Looked at that way, the "weave" of variants might vary over the dimensions of space that we can perceive.

Of late I have been bothered by the question of granularity. It is easy to assume that a quark popping into existence a hundred light years away does not cause a local branch - but where exactly (a poor word in this context) does the fork occur? How much can the past variants differ, without changing the present sum?

I would prefer to believe the variants could only be very small, or very far away. But ... I could be wrong. Could the past variants be nearby and macroscopic?

When you and I remember a past event differently, and it makes no difference to our present, or to our future actions, could it be that we are both right? Discounting the unreliable nature of human memory, could it be that some portion of the time our memories of past events differ because we did each experience (slightly) differing events?
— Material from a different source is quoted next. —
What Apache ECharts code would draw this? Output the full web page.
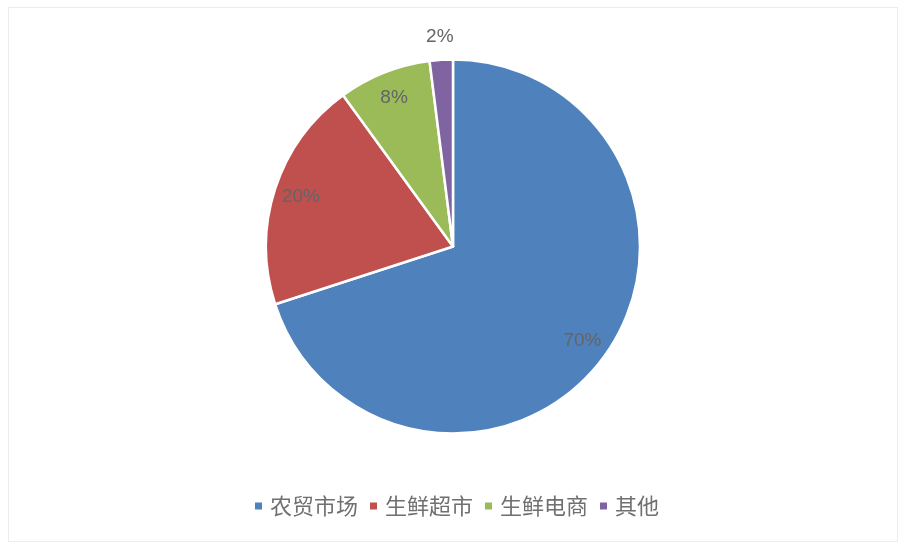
<!DOCTYPE html>
<html>
<head>
<meta charset="utf-8">
<script src="https://cdn.jsdelivr.net/npm/echarts@6/dist/echarts.min.js"></script>
<style>
html,body{margin:0;padding:0;background:#fff;}
#frame{position:absolute;left:8px;top:7px;width:890px;height:535px;border:1px solid #ececec;box-sizing:border-box;}
#main{width:912px;height:558px;position:absolute;left:0;top:0;}
</style>
</head>
<body>
<div id="frame"></div>
<div id="main"></div>
<script>
const categories = ['农贸市场', '生鲜超市', '生鲜电商', '其他'];
const values = [70, 20, 8, 2];
const colors = ['#4F81BD', '#C0504D', '#9BBB59', '#8064A2'];

const chart = echarts.init(document.getElementById('main'), null, {renderer: 'canvas'});
const data = categories.map((c, i) => ({name: c, value: values[i], itemStyle: {color: colors[i]}}));
const labelFont = {fontFamily: 'Liberation Sans', fontSize: 19, color: '#646464'};
const center = [453, 246.5];

chart.setOption({
  animation: false,
  legend: {
    bottom: 36,
    left: 'center',
    itemWidth: 9,
    itemHeight: 9,
    itemGap: 10,
    icon: 'rect',
    textStyle: {fontFamily: 'Noto Sans CJK SC', fontSize: 22, color: '#707070', padding: [0, 0, 0, 2]},
    data: categories
  },
  series: [
    {
      type: 'pie',
      center: center,
      radius: [0, 187],
      startAngle: 90,
      clockwise: true,
      label: {show: false},
      labelLine: {show: false},
      itemStyle: {borderColor: '#fff', borderWidth: 2.5},
      data: data
    },
    {
      type: 'pie',
      center: center,
      radius: [127, 187],
      startAngle: 90,
      clockwise: true,
      silent: true,
      legendHoverLink: false,
      itemStyle: {color: 'rgba(0,0,0,0)'},
      label: Object.assign({show: true, position: 'inside', formatter: p => p.value + '%'}, labelFont),
      labelLine: {show: false},
      data: categories.map((c, i) => ({name: c + ' ', value: values[i], label: {show: i < 3}}))
    },
    {
      type: 'pie',
      center: center,
      radius: [195, 219],
      startAngle: 90,
      clockwise: true,
      silent: true,
      legendHoverLink: false,
      itemStyle: {color: 'rgba(0,0,0,0)'},
      label: Object.assign({show: true, position: 'inside', formatter: p => p.value + '%'}, labelFont),
      labelLine: {show: false},
      data: categories.map((c, i) => ({name: c + '  ', value: values[i], label: {show: i === 3}}))
    }
  ]
});
</script>
</body>
</html>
Lacking a test, this is no more than an entertaining speculation. But ... the question of granularity bugs me. A lot.

Not long after this notion had occurred to me, I started to notice that some of the music (played from the my collection stored on my iPod) sounded different than I remembered. Now I think it far more likely that this is due to a faulty bit in my memory, or the not-very-good sound system in my car, but ... what if my memory is right? Could it be that the proof is all around us, but we have gotten used to discarding those bits that did not fit into our metaphor-of-the-world to which we are accustomed?

There is of course no proof for any of this, so the above is just an entertaining speculation. But ... could it be true?